No question, the Monkeys are more sinners than saints. The opening "The View From The Afternoon" predicts a ruckus with a whole lot more grit than the Kaisers can muster, while on the mellow "Riot Van", a tale of underage drinking and cop-baiting culminates in a messy beating in the back of a station-wagon. Look beyond the Arctics’ bristly, laddish exterior, however, because it’s actually affairs of the heart that comprise this album’s secret core: see the sweaty-palmed "Dancing Shoes", bearing testament to the trial of nerves that is pulling in a suburban indie nightclub, or "Mardy Bum"--tribute to a moody girlfriend that, for all its witty barbs ("I’ve seen your frown and it’s like looking down the barrel of a gun"), is tinted with sweet affection.--Louis Pattison
Customer Reviews
Boring boring boring boring BORING
They plod along like a third rate pub band with all the musical inspiration of a brain dead gnat. NOBODY is going to be inspired to become a lead guitarist by listening to this lot plod along.
Utter mince
How can I encapsulate how bad this group are, if you have never heard them before?
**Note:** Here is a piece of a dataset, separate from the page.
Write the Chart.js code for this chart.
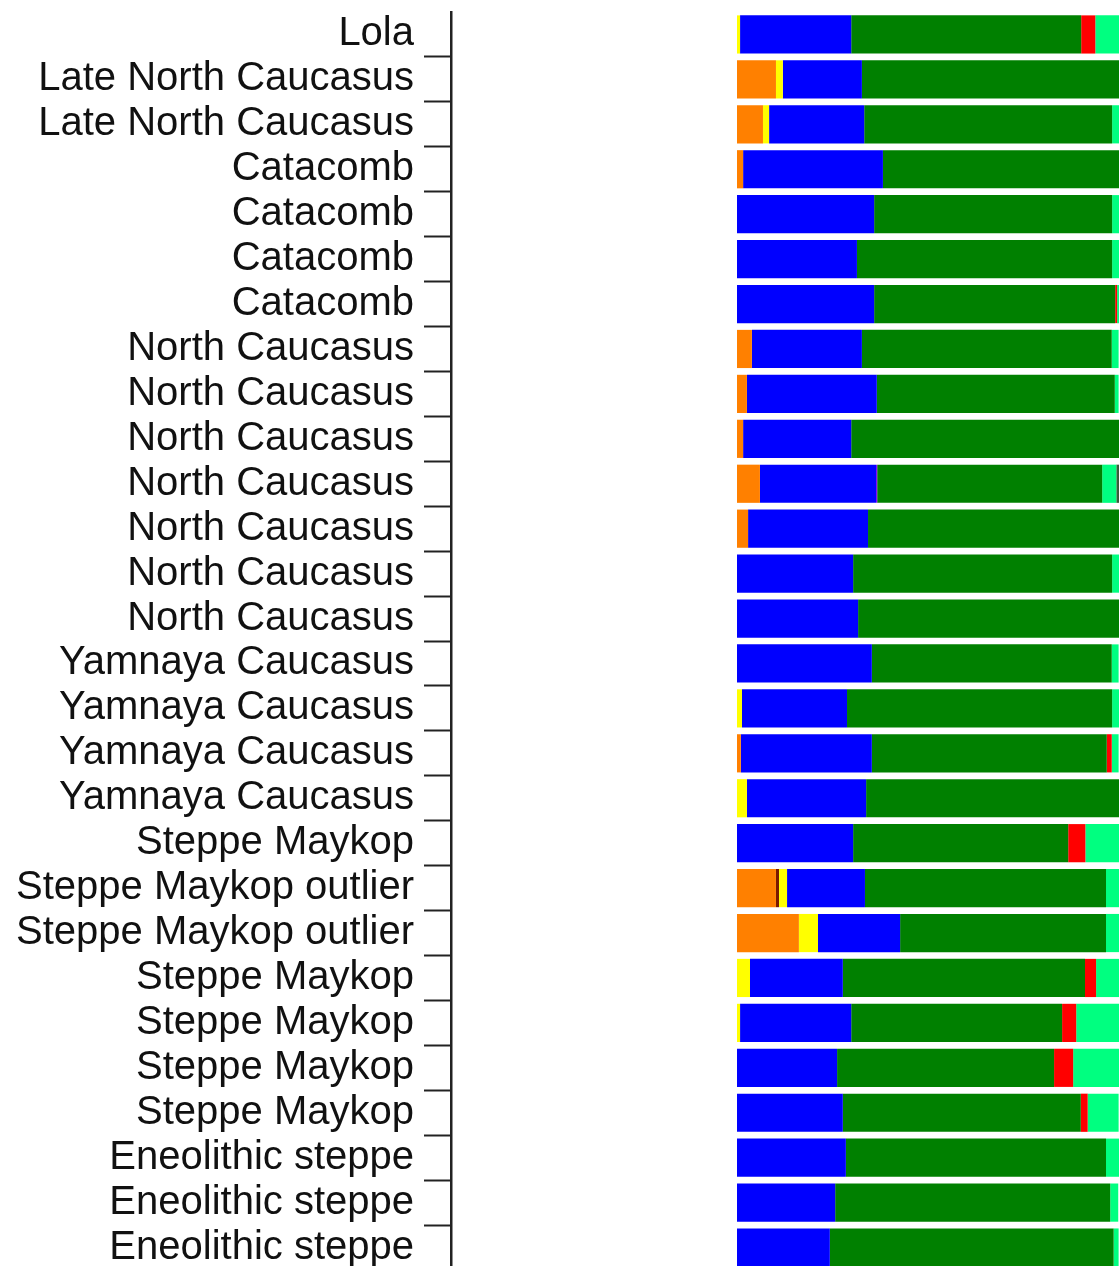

Well, firstly welcome to planet Earth because believe it or not, they're actually a band which is very popular. They've even won awards for their music. I know, you're confused, awards are generally given for good music. If you like 'music' which has been done to death many times and a vocalist who can't sing, this is the CD for you. If however, you appreciate fine melodies, great lyrics and a vocalist who can actually sing, then it's not. The most over-hyped band that I can ever remember. Arctic Monkeys - see Roget's thesaurus for drivel, pants, mince, torture, white noise.
2 really great songs and the others are ok
Dancing Shoes is fantastic. I defy anyone not to start dancing when it comes on. I bet You Look Good on the Dance Floor is also great but maybe overplayed now. The rest are a bit dull really.
The songs remind me of going to the theatre to see a musical when there's no real tune just words being semi-sung.